El 13 de diciembre, impulsados entre otros por la CAME, comenzaron a sonar las cacerolas en la Ciudad de Buenos Aires. Primero se escuchan tímidamente al mediodía y luego intensamente por la noche. El malestar había permeado en los votantes de la coalición gobernante. El 14 se convocó a un paro de transporte y se desataron enfrentamientos con la policía en Córdoba, Rosario, Pergamino y Neuquén. El corralito había extendido el enojo en las ciudades. Por la noche se conoció la renuncia del secretario de Finanzas, Daniel Marx.
El sábado 15 se desataron lo saqueos. En Mendoza, cientos de personas se reunieron frente al supermercado Átomo, del barrio San Martín. El gobernador Roberto Iglesias pedía al Ministerio de Acción Social que envíe camiones con comida, mientras la noticia de que se repartirían alimentos se transmitía como un reguero de pólvora. Los manifestantes forcejeaban las puertas del supermercado y cuando parecen que iban a ceder, llegó la policía y los dispersó. “No hay temor a la extensión de estos hechos”, aseguraba el ministro de Justicia, Jorge de la Rúa. Al día siguiente, unas 250 personas ocuparon el Carrefour de Avellaneda. Recién se retirarían cuando entregan comida para 500 personas. A medida que avanzan los días, las protestas y los saqueos se multiplican. El gobierno nacional acusa al peronismo bonaerense de fogonearlos. Y mientras tanto se intensifican los cacerolazos, pese a la flexibilización a pesos del retiro en los cajeros automáticos.
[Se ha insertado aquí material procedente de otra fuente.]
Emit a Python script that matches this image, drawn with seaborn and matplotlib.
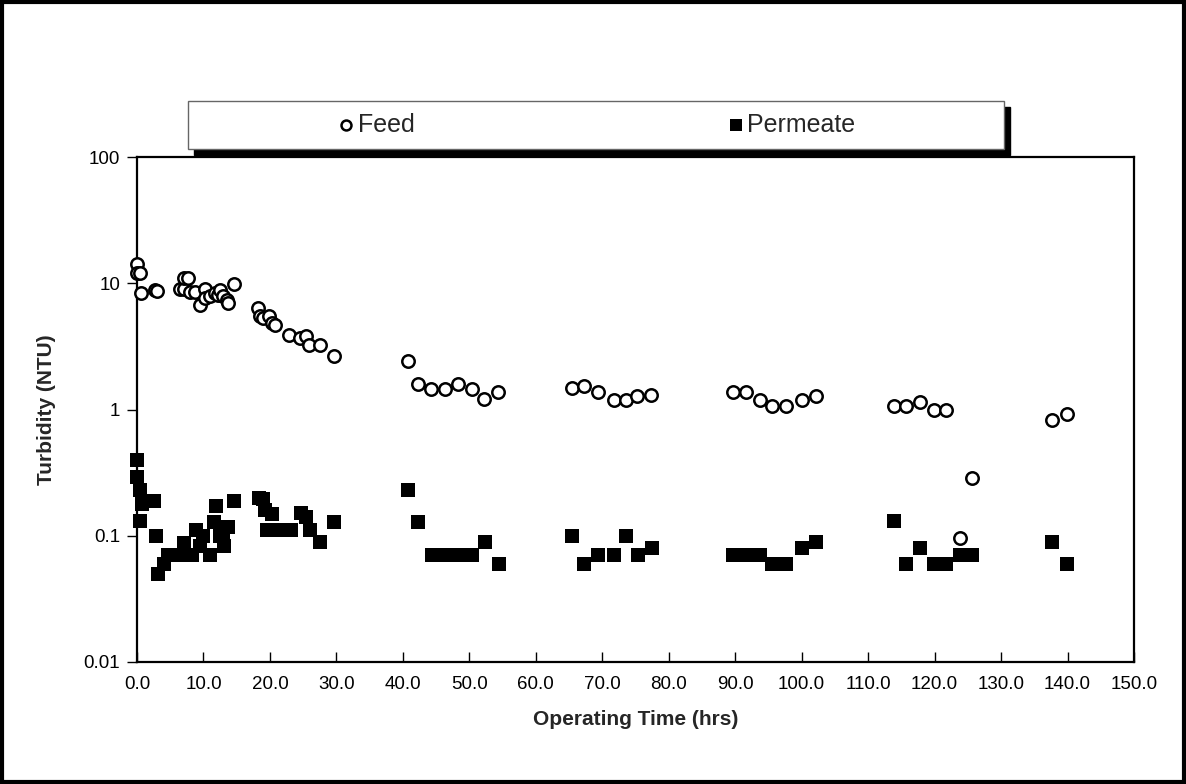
import matplotlib
matplotlib.use("Agg")
import matplotlib.pyplot as plt
import matplotlib.ticker as mticker
from matplotlib.patches import Rectangle
import seaborn as sns
import pandas as pd

feed_time = [0.0, 0.0, 0.5, 0.6, 2.7, 3.0, 6.5, 7.0, 7.1, 7.6, 8.0, 8.7, 9.5, 10.2, 10.2,
             11.0, 11.7, 12.2, 12.5, 13.0, 13.5, 13.7, 14.6, 18.2, 18.5, 19.0, 19.8, 20.3, 20.8,
             22.8, 24.5, 25.5, 25.9, 27.5, 29.6, 40.8, 42.3, 44.3, 46.4, 48.3, 50.4, 52.2, 54.3,
             65.4, 67.2, 69.3, 71.8, 73.6, 75.3, 77.4, 89.6, 91.6, 93.7, 95.6, 97.6, 100.0, 102.2,
             113.9, 115.7, 117.8, 119.9, 121.7, 123.8, 125.7, 137.7, 139.9]
feed_ntu = [14.3, 12.1, 12.1, 8.4, 8.9, 8.7, 9.0, 9.0, 11.0, 11.0, 8.6, 8.5, 6.7, 9.0, 7.6,
            7.9, 8.4, 8.1, 8.9, 7.9, 7.4, 7.0, 9.85, 6.35, 5.5, 5.3, 5.55, 4.85, 4.7,
            3.9, 3.7, 3.85, 3.27, 3.27, 2.64, 2.41, 1.58, 1.46, 1.46, 1.58, 1.46, 1.21, 1.37,
            1.47, 1.53, 1.37, 1.18, 1.18, 1.27, 1.31, 1.37, 1.37, 1.18, 1.06, 1.06, 1.18, 1.27,
            1.06, 1.06, 1.14, 0.99, 0.99, 0.096, 0.285, 0.82, 0.92]

perm_time = [0.0, 0.0, 0.45, 0.7, 2.6, 0.45, 2.9, 3.1, 4.1, 4.7, 5.5, 6.2, 7.0, 8.2, 7.1,
             8.9, 9.5, 10.0, 11.0, 11.9, 11.6, 12.5, 13.0, 13.1, 13.7, 14.6, 18.3, 18.9, 19.2,
             20.3, 19.6, 21.0, 22.3, 23.2, 24.6, 25.5, 26.0, 27.5, 29.6, 40.8, 42.3, 44.4, 46.5,
             48.4, 50.4, 52.3, 54.4, 65.5, 67.3, 69.4, 71.8, 73.6, 75.4, 77.5, 89.6, 91.6, 93.7,
             95.6, 97.6, 100.1, 102.2, 113.9, 115.7, 117.8, 119.9, 121.7, 123.8, 125.7, 137.7, 139.9]
perm_ntu = [0.40, 0.29, 0.23, 0.177, 0.19, 0.13, 0.10, 0.05, 0.06, 0.07, 0.07, 0.07, 0.07, 0.07, 0.088,
            0.112, 0.083, 0.10, 0.07, 0.172, 0.128, 0.10, 0.10, 0.083, 0.118, 0.19, 0.20, 0.196, 0.16,
            0.15, 0.112, 0.112, 0.112, 0.112, 0.152, 0.14, 0.112, 0.09, 0.128, 0.23, 0.128, 0.07, 0.07,
            0.07, 0.07, 0.089, 0.06, 0.10, 0.06, 0.07, 0.07, 0.10, 0.07, 0.08, 0.07, 0.07, 0.07,
            0.06, 0.06, 0.08, 0.09, 0.13, 0.06, 0.08, 0.06, 0.06, 0.07, 0.07, 0.09, 0.06]

x_ticks = [0, 10, 20, 30, 40, 50, 60, 70, 80, 90, 100, 110, 120, 130, 140, 150]
y_ticks = [0.01, 0.1, 1, 10, 100]
y_tick_labels = ["0.01", "0.1", "1", "10", "100"]

sns.set_theme(style="white")
plt.rcParams["font.family"] = ["Liberation Sans", "DejaVu Sans"]

W, H = 1186, 784
fig = plt.figure(figsize=(W / 100, H / 100), dpi=100)
ax = fig.add_axes([137 / W, 1 - 662 / H, (1134 - 137) / W, (662 - 157) / H])

feed_df = pd.DataFrame({"t": feed_time, "v": feed_ntu})
perm_df = pd.DataFrame({"t": perm_time, "v": perm_ntu})

sns.scatterplot(data=feed_df, x="t", y="v", ax=ax, marker="o", s=80,
                facecolor="white", edgecolor="black", linewidth=1.8,
                label="Feed", clip_on=False, zorder=3)
sns.scatterplot(data=perm_df, x="t", y="v", ax=ax, marker="s", s=100,
                color="black", edgecolor="black", linewidth=0,
                label="Permeate", clip_on=False, zorder=4)

ax.set_yscale("log")
ax.set_xlim(0, 150)
ax.set_ylim(0.01, 100)
ax.set_xticks(x_ticks)
ax.xaxis.set_major_formatter(mticker.FormatStrFormatter("%.1f"))
ax.set_yticks(y_ticks)
ax.set_yticklabels(y_tick_labels)
ax.yaxis.set_minor_locator(mticker.NullLocator())
ax.tick_params(axis="both", labelsize=13.5, colors="black")
ax.tick_params(axis="y", direction="out", length=7, width=1, left=True, pad=5)
ax.tick_params(axis="x", direction="in", length=7, width=1, bottom=True, pad=10)

for sp in ax.spines.values():
    sp.set_color("black")
    sp.set_linewidth(1.6)
    sp.set_visible(True)

ax.set_xlabel("Operating Time (hrs)", fontsize=15, fontweight="bold", labelpad=12)
ax.set_ylabel("Turbidity (NTU)", fontsize=15, fontweight="bold", labelpad=20)

# legend box with drop shadow
fig.patches.append(Rectangle((194 / W, 1 - 155 / H), (1004 - 188) / W, 48 / H,
                             transform=fig.transFigure, facecolor="black",
                             edgecolor="black", zorder=1))
fig.patches.append(Rectangle((188 / W, 1 - 149 / H), (1004 - 188) / W, 48 / H,
                             transform=fig.transFigure, facecolor="white",
                             edgecolor="#666666", linewidth=1, zorder=2))
handles, labels = ax.get_legend_handles_labels()
ax.get_legend().remove()
leg = fig.legend(handles, labels, loc="center", bbox_to_anchor=(597 / W, 1 - 125 / H),
                 ncol=2, frameon=False, fontsize=18, columnspacing=12.55,
                 handletextpad=0.15, handlelength=0.6, markerscale=0.8)

# outer frame
fig.patches.append(Rectangle((0.002, 0.003), 0.996, 0.994, transform=fig.transFigure,
                             facecolor="none", edgecolor="black", linewidth=3, zorder=5))

fig.savefig("out.png", dpi=100)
El 19 de diciembre el conflicto termina por propagarse a través del Gran Buenos Aires, pero también en Santa fe, Entre Ríos, Mendoza, Río Negro y Corrientes. Las fuerzas nacionales y provinciales reaccionan reprimiendo las protestas. La noche deja un saldo de medio millar de detenidos, decenas de heridos, entre manifestantes y policías, y 7 muertes. Ya superado por la crisis, De la Rúa decreta el estado de sitio por 30 días. Para entonces, el Presidente le ofrecía al peronismo compartir el gobierno, a través de las gestiones que encabezaba Chrystian Colombo. Pero la respuesta se hacía esperar.
Lejos de apaciguarse, el estallido se exacerbó y se transformó en una revuelta generalizada con choques entre manifestantes y policías. El 20 de diciembre se multiplicaron los saqueos a una escala desconocida. El pánico se extiende y los negocios bajan las persianas, muchos comerciantes aparecen armados ante la psicosis de un ataque inminente. El Ministerio de Seguridad bonaerense informó de 30 focos diferentes en la provincia. Y se extendía la represión con gases lacrimógenos y balas de goma. Los investigadores Nicolás Iñigo y María Celia Cotarelo estiman que unas nueve mil personas participaron en saqueos en San Fernando, Pilar, Derqui, Escobar, Boulogne, San Isidro, Vicente López, Malvinas Argentinas, Merlo, Maquinista Savio, José C. Paz, San Miguel, Moreno, Villa Trujuy, Villa Tessei, El Palomar, Caseros, San Martín, Billinghurst, Villa Ballester, Ciudadela Norte, Ramón Castillo, Ramos Mejía, Lomas del Mirador, José Ingenieros, Tapiales, La Tablada, José León Suárez, Lomas de Zamora, Villa Fiorito, Lanús, Banfield y Quilmes. Hay estallidos espontáneos. Hay contagios. Y, en otros casos, son incentivados por punteros o dirigentes políticos, como al intendente de Moreno, el peronista Mariano West, que convoca a marchar hacia la Casa Rosada. De las 584 acciones de saqueos registradas, la mitad se enfocó a reclamar alimentos, un 42% se llevaron productos generales en venta y un 5% “dinero, aparatos, electrónicos, bebidas alcohólicas o drogas”, según Carrera y Cotarelo. En la Plaza de Mayo y en torno al Congreso, los manifestantes eran dispersados entre gases y disparos y volvían como oleadas de furia. Para entonces, el peronismo ya había rechazado la oferta del cogobierno. Sabía que con la Asamblea Legislativa iba a llegar al poder.
El día anterior, el gobierno había dictado la orden de impedir la toma de los edificios públicos. Fue aquella reunión que llevaría a condenar al exsecretario de Seguridad de la Alianza Enrique Mathov y al exjefe de la Policía Federal Rubén Santos por las muertes por la represión policial. 39 argentinos perdieron la vida en diferentes puntos del país.
A última hora, Fernando de la Rúa ingresó a su despacho, pidió una hoja membretada y fue en soledad a sentarse en su escritorio. Cuando terminó de redactar su renuncia, el acercó el texto a Virgilio Loiácono, su secretario Legal y Técnico. Saludo a los ministros que lo acompañaban y se retiró. En la puerta, se interpuso el jefe de la Casa Militar, Carlos Daniel Carbone, quien le dijo que la seguridad de la rampa no estaba garantizada.
- ¿Y entonces qué hacemos?, preguntó De la Rúa.
Carbone le respondió que traería en helicóptero a la terraza de la Casa Rosada para partir por el aire. Nadie objetó la idea.